Le général Niyombare avait été limogé de la tête des services de renseignement en février par le président après lui avoir déconseillé de briguer un troisième mandat, jugé inconstitutionnel par ses adversaires.
L’officier putschiste a annoncé la mise en place d’un « comité pour le rétablissement de la concorde nationale, temporaire », chargé de rétablir « l’unité nationale » et de reprendre le « processus électoral dans un climat serein et équitable ». Il a dit prendre la tête du comité.
Personnalité aujourd’hui respectée et considéré comme un homme de dialogue, le général Nyombare était devenu après la guerre civile chef d’état-major adjoint, puis chef d’état-major de l’armée. Nommé en décembre 2014 à la tête du Service national de renseignements (SNR), il avait été limogé trois mois plus tard.
Les opposants à un troisième mandat du président, issus pour la plupart des rangs de l’opposition et de la société civile, avaient porté mercredi matin la contestation au coeur de Bujumbura, sanctuarisé par la police depuis le début des manifestations.

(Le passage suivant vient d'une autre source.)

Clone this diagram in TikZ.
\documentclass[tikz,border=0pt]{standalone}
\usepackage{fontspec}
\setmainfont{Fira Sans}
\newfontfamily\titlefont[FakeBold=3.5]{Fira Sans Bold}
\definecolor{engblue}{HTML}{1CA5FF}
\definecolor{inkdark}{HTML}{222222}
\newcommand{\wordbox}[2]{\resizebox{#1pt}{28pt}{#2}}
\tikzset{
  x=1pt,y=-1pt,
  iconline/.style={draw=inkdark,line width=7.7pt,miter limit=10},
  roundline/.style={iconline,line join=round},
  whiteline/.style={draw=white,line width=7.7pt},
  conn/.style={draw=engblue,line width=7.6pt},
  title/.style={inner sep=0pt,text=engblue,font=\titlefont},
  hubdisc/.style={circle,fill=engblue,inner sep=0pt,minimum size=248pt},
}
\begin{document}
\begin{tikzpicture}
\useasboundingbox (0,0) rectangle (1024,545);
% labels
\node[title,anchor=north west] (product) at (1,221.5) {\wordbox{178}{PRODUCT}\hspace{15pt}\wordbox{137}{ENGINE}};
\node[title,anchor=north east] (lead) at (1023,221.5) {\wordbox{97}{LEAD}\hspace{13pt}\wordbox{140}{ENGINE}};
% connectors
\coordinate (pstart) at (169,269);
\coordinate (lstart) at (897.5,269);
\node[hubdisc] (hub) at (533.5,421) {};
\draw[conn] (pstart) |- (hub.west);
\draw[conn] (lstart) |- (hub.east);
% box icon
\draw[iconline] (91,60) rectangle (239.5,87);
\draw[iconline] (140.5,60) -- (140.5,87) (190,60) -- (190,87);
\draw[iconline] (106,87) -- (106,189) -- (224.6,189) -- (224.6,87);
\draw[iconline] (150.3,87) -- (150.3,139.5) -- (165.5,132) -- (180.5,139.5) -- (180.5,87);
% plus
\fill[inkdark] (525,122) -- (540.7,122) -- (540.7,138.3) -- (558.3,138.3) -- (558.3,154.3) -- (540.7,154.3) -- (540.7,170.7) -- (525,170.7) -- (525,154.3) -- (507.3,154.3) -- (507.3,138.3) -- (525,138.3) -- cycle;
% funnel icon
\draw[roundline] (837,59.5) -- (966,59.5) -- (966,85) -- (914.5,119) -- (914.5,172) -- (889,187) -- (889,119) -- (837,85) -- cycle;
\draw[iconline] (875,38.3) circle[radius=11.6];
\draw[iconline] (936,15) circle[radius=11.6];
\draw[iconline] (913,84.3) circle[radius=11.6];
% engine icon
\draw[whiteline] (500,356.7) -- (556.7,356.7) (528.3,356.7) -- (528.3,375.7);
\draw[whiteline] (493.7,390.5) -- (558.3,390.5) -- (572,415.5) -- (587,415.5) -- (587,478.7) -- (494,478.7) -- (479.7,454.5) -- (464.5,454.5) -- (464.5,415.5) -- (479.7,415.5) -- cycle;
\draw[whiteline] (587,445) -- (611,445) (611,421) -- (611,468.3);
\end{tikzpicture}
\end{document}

Plusieurs centaines de personnes, dont beaucoup de femmes, ont réussi pour la première fois à se rassembler sur la symbolique place de l’Indépendance, au centre de la capitale.
L’impasse politique des dernières semaines a suscité une inquiétude sans cesse grandissante, alors que l’histoire récente du Burundi est jalonnée de massacres ethniques, dans une Afrique des Grands lacs toujours très instable.